5人の命が奪われたタイタニック見学ツアー事故の全容を、オーシャンゲートCEOの実態とともに沿岸警備隊が報告
ボーイングは圧潰事故後にABCニュースに対して、「ボーイングはタイタンのパートナーではなく、設計も製造もしていない」と主張した。沿岸警備隊の報告書によれば、ボーイングはサイクロプス1号のコンセプトデザインと予備的な実現可能性調査の概要を示したものの、実際の建造にはさまざまな追加作業があるとオーシャンゲートに報告していた。NASAも、声明で潜水艇の材料と製造・試験方法についてのガイダンスを提供したものの、それ以上の関与はないと述べている。
改善されなかった安全への対応
タイタンは、2022年に初めて有人でのタイタニック号への潜水に成功した。ただ、このときも海底で船体にケーブルが絡まってしまうなどの問題は起こった。幸いにも無事に脱出できたが、報告書は「オーシャンゲートには、深海でのケーブル絡まりに対するリスク軽減計画が存在せず、より深刻な状況に陥った場合に、タイタンの脱出をサポートするための水中ドローンなどといった準備もない」ことをしている。

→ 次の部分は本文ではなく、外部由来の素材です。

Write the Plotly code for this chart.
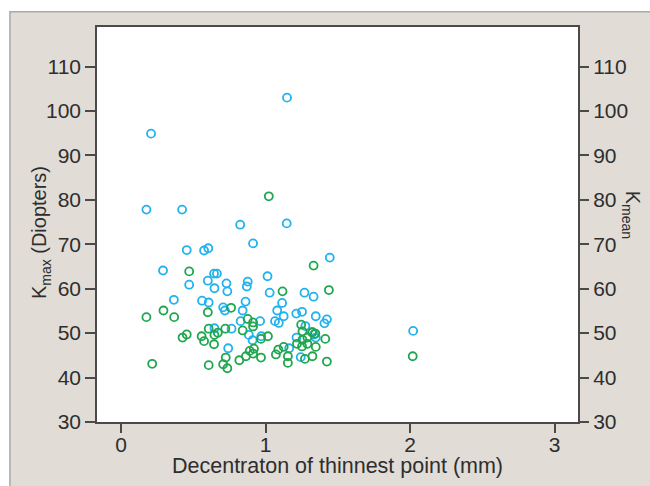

ラッシュ氏の安全性軽視の姿勢は一貫しており、安全に関する懸念を伝えてくる従業員や、安全対策のために時間を費やそうとする従業員をたびたび解雇し、安全性よりも操縦の手間が省けたり、コストを軽減するようなアイデアをより歓迎した。
たとえば、タイタンが水面から引き上げられているときは、船体前部の透明なドーム型のパーツを18本のボルトで固定すると決められていたが、あるときラッシュ氏は、それを4本に減らすよう指示した。理由は単に「そのほうが早いから」だった。
しかし、後にタイタンが船の甲板上に吊り上げられたときに、4本のボルトがすべて折損し、ドームが落下する事故が発生した。